Dividends and Distributions: The Gifts That Keep On Giving

Many Australian investors, including those with self-managed superannuation funds (SMSFs), rely on their portfolios for regular income. Traditionally, banks have been reliable sources of income through generous dividends.

For example, broker estimates suggest Westpac Ltd (ASX: WBC) could yield 5.8%, Fortescue Ltd (ASX: FMG) 7%, and BHP Group Ltd (ASX: BHP) 5.35% this year.

But before diving in, it’s crucial to understand dividend yield or distribution yield, a key metric for income-seeking investors.

What is Dividend Yield?

Simply put, the dividend yield represents the income generated by a listed company or ETF, based on dividends paid by its underlying holdings.

These payouts are then passed on to investors as distributions.

For this article, we’ll exclude franking credits for individual stocks, but remember to consult a financial advisor if they impact your situation.

ETFs and Distributions

ETFs distribute income in three main ways:

  1. Dividends from stocks: The ETF pays out distributions from dividends received from its holdings.
  2. Capital gains: When the ETF sells appreciated assets, the generated capital gains are distributed as income.
  3. Interest payments: Interest from cash holdings or bonds within the ETF is distributed to investors.

Calculating Dividend Yield

Similar to individual stocks, the dividend yield for an ETF is expressed as a percentage of its market price. We multiply the ETF’s market price by 100 to arrive at the yield.

This provides a helpful measure of the income the fund has paid over a specific period usually 12 months.


Imagine ABC ETF has a net asset value (NAV) of $16.00 per unit and paid distributions of $0.75 per unit over the past 12 months.
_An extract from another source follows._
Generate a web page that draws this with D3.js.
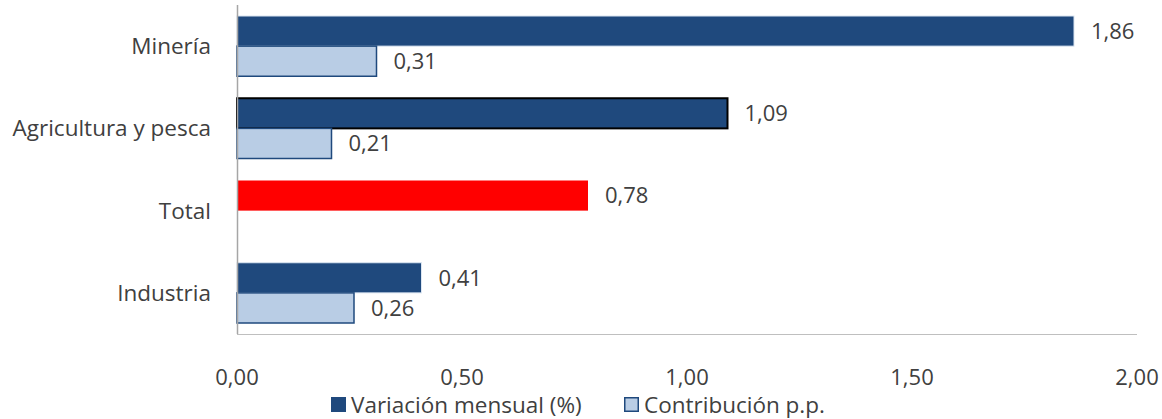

Its dividend yield would be:

Distribution amount per unit / NAV per unit x 100 = $0.75 / $16 x 100 = 4.68%.

This translates to a 4.68% income yield for holding the ETF for a year.

Important Considerations

Past Performance

Don’t be lured by a seemingly high current yield alone. Check the company’s historical dividend yield to ensure it is consistent and has ideally increased over time.
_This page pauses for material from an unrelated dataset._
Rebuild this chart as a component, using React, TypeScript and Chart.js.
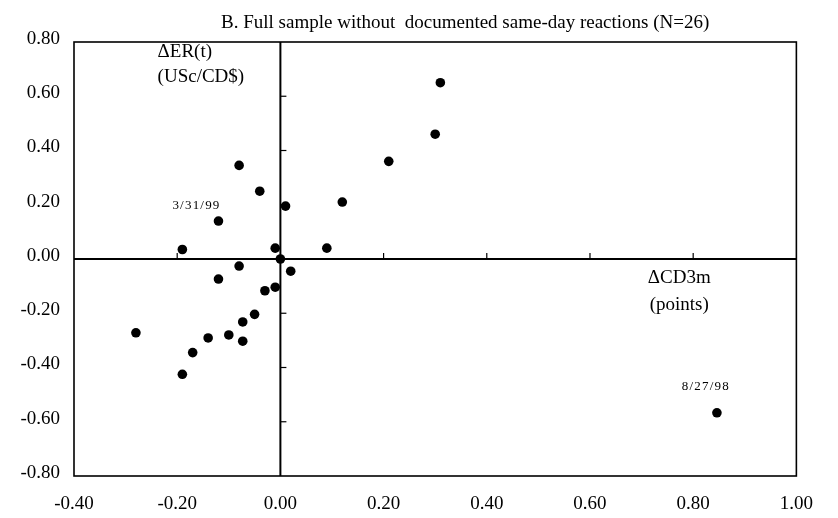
import React, { useEffect, useRef } from "react";
import { Chart, registerables } from "chart.js";

Chart.register(...registerables);

// ---- data ----
const changeCD3m = [
  0.31, 0.30, 0.21, 0.12, 0.09, 0.01, -0.04, -0.01, 0.0, -0.08, -0.12, -0.19, -0.08,
  -0.12, 0.02, -0.03, -0.01, -0.05, -0.073, -0.28, -0.14, -0.10, -0.073, -0.17, -0.19, 0.846,
];
const changeER = [
  0.65, 0.46, 0.36, 0.21, 0.04, 0.195, 0.25, 0.04, 0.0, 0.345, 0.14, 0.035, -0.026,
  -0.074, -0.045, -0.117, -0.104, -0.204, -0.232, -0.272, -0.291, -0.28, -0.303, -0.345, -0.425, -0.567,
];
const pointLabels = ["", "", "", "", "", "", "", "", "", "", "3/31/99", "", "", "", "", "", "", "", "", "", "", "", "", "", "", "8/27/98"];

const xMin = -0.4;
const xMax = 1.0;
const yMin = -0.8;
const yMax = 0.8;
const tickStep = 0.2;

const titleText = "B. Full sample without  documented same-day reactions (N=26)";
const yAxisTitle = ["\u0394ER(t)", "(USc/CD$)"];
const xAxisTitle = ["\u0394CD3m", "(points)"];

const SERIF = "'Liberation Serif', 'Times New Roman', serif";

const fmt = (v: number) => (Math.abs(v) < 1e-9 ? "0.00" : v.toFixed(2));

const decor = {
  id: "decor",
  beforeDatasetsDraw(chart: any) {
    const { ctx, chartArea: a, scales } = chart;
    const x = scales.x;
    const y = scales.y;
    const line = (x1: number, y1: number, x2: number, y2: number) => {
      ctx.beginPath();
      ctx.moveTo(x1, y1);
      ctx.lineTo(x2, y2);
      ctx.stroke();
    };
    ctx.save();
    ctx.strokeStyle = "#000";
    ctx.lineWidth = 1.6;
    ctx.strokeRect(a.left, a.top, a.right - a.left, a.bottom - a.top);
    const x0 = x.getPixelForValue(0);
    const y0 = y.getPixelForValue(0);
    ctx.lineWidth = 2;
    line(x0, a.top, x0, a.bottom);
    line(a.left, y0, a.right, y0);
    ctx.lineWidth = 1.2;
    x.ticks.forEach((t: any) => {
      if (Math.abs(t.value) < 1e-9 || t.value <= xMin + 1e-9 || t.value >= xMax - 1e-9) return;
      const px = x.getPixelForValue(t.value);
      line(px, y0, px, y0 - 6);
    });
    y.ticks.forEach((t: any) => {
      if (Math.abs(t.value) < 1e-9 || t.value <= yMin + 1e-9 || t.value >= yMax - 1e-9) return;
      const py = y.getPixelForValue(t.value);
      line(x0, py, x0 + 6, py);
    });
    ctx.restore();
  },
  afterDatasetsDraw(chart: any) {
    const { ctx, chartArea: a, scales } = chart;
    const x = scales.x;
    const y = scales.y;
    ctx.save();
    ctx.fillStyle = "#000";
    ctx.textBaseline = "middle";

    // title
    ctx.font = `19px ${SERIF}`;
    ctx.textAlign = "center";
    ctx.fillText(titleText, (a.left + a.right) / 2 + 30, a.top - 19);

    // y axis title (left aligned)
    ctx.textAlign = "left";
    const yl = x.getPixelForValue(-0.238);
    ctx.fillText(yAxisTitle[0], yl, y.getPixelForValue(0.763));
    ctx.fillText(yAxisTitle[1], yl, y.getPixelForValue(0.671));

    // x axis title (centered)
    ctx.textAlign = "center";
    const xc = x.getPixelForValue(0.773);
    ctx.fillText(xAxisTitle[0], xc, y.getPixelForValue(-0.07));
    ctx.fillText(xAxisTitle[1], xc, y.getPixelForValue(-0.17));

    // point labels
    ctx.font = `13px ${SERIF}`;
    try {
      (ctx as any).letterSpacing = "1.2px";
    } catch (e) {}
    const offsets: Record<string, [number, number]> = { "3/31/99": [-22, -15], "8/27/98": [-11, -26] };
    pointLabels.forEach((lab, i) => {
      if (!lab) return;
      const px = x.getPixelForValue(changeCD3m[i]);
      const py = y.getPixelForValue(changeER[i]);
      const off = offsets[lab] || [0, -15];
      ctx.fillText(lab, px + off[0], py + off[1]);
    });
    ctx.restore();
  },
};

export default function App() {
  const ref = useRef<HTMLCanvasElement | null>(null);
  useEffect(() => {
    if (!ref.current) return;
    const chart = new Chart(ref.current, {
      type: "scatter",
      data: {
        datasets: [
          {
            data: changeCD3m.map((v, i) => ({ x: v, y: changeER[i] })),
            backgroundColor: "#000",
            borderWidth: 0,
            pointRadius: 4.8,
            pointHoverRadius: 4.8,
          },
        ],
      },
      options: {
        animation: false,
        responsive: true,
        maintainAspectRatio: false,
        layout: { padding: { left: 0, right: 28, top: 34, bottom: 0 } },
        plugins: { legend: { display: false }, tooltip: { enabled: false }, title: { display: false } },
        scales: {
          x: {
            type: "linear",
            min: xMin,
            max: xMax,
            grid: { display: false, drawTicks: false },
            border: { display: false },
            afterFit: (s: any) => {
              s.height = 34;
            },
            ticks: {
              stepSize: tickStep,
              padding: 17,
              color: "#000",
              font: { family: SERIF, size: 19 },
              maxRotation: 0,
              callback: (v: any) => fmt(Number(v)),
            },
          },
          y: {
            type: "linear",
            min: yMin,
            max: yMax,
            grid: { display: false, drawTicks: false },
            border: { display: false },
            afterFit: (s: any) => {
              s.width = 66;
            },
            ticks: {
              stepSize: tickStep,
              padding: 14,
              labelOffset: -3,
              color: "#000",
              font: { family: SERIF, size: 19 },
              callback: (v: any) => fmt(Number(v)),
            },
          },
        },
      },
      plugins: [decor],
    });
    return () => chart.destroy();
  }, []);
  return (
    <div style={{ width: "822px", height: "502px", position: "relative" }}>
      <canvas ref={ref} />
    </div>
  );
}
Recent Share Price Movements

A high yield could be due to a recent stock price plunge. If the price falls without an adjusted dividend, the yield becomes inflated and the dividend itself might be unsustainable.

Payout Ratio

Analyse how much of a company’s profits are paid out as dividends. Some investors prefer companies that reinvest at least 50% of their earnings for future growth.

By understanding these factors, you can make informed investment decisions that align with your financial goals and risk tolerance.

Reinvesting dividends earned from their investments, over time, investors can potentially experience portfolio growth through this compounding effect.